‘home is where we start from’ observes the child psychologist Donald Woods Winnicott, and it was on her own front door step that Karine Polwart began her Traverse performance.
Admitting that this would be somewhat different from what her regular audiences might expect, Polwart took this Traverse one on a journey that was both particular and universal in its scope.
Living around Fala, Polwart led us out by Salter’s Road and onto Fala Muir, introducing its wildlife as she went, and linking her song repertoire to the location.
‘The Lark in the Clear Air’ and some discussion of its origins led on to Polwart’s delightful rendition of part of Robert Burns’ ‘Westlin Winds’, one of his earliest verses, contrasting with a Donovan number and equally with Violet Jacob’s ‘The Wild Geese’, each of these interspersing Polwart’s delightful descriptions of the avian visitors to Fala Muir, from skylarks to pink-footed geese.

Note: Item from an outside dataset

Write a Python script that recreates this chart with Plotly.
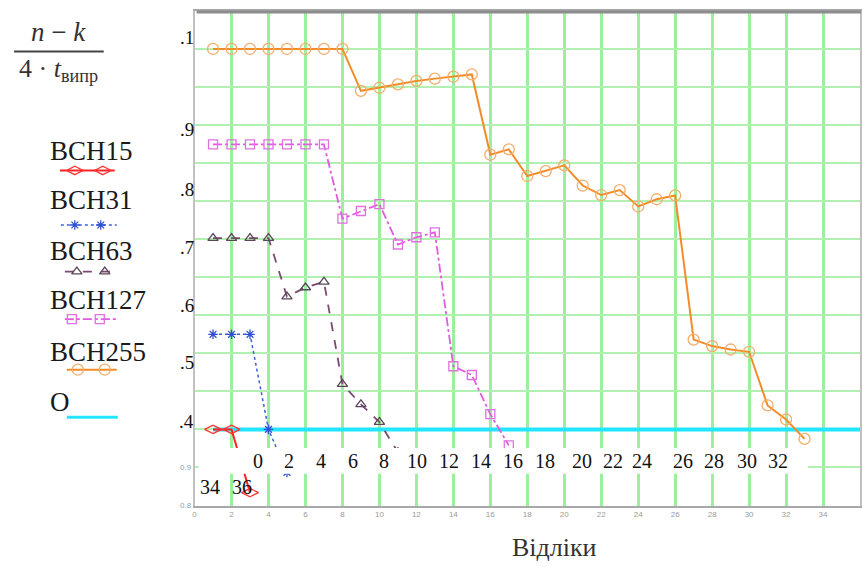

The second half proved somewhat different in tone and theme, Polwart now meditating on the miracle of birth and the transitory nature of all existence. In less skilled hands it might have crumbled into mawkishness, but here Polwart saves some of the best till last, not only in the section of the balled ‘The Death of Queen Jane’ that she performs, but also in her tale of helping to form Denny High School girls football team, Alex Fergusson and the flying techniques of geese, with which Polwart brings us safely home and ends her performance.
To merely award three starts may seem a tad mean, given the shape and scope Polwart’s storytelling, reminiscent to this reviewer of the late Alastair Cook’s radio broadcasts and her considerable musical range and terms of reference, but one senses that she is developing a rather different performance persona which in time may well reward the effort so clearly put in thus far. One looks forward very much to what will emerge.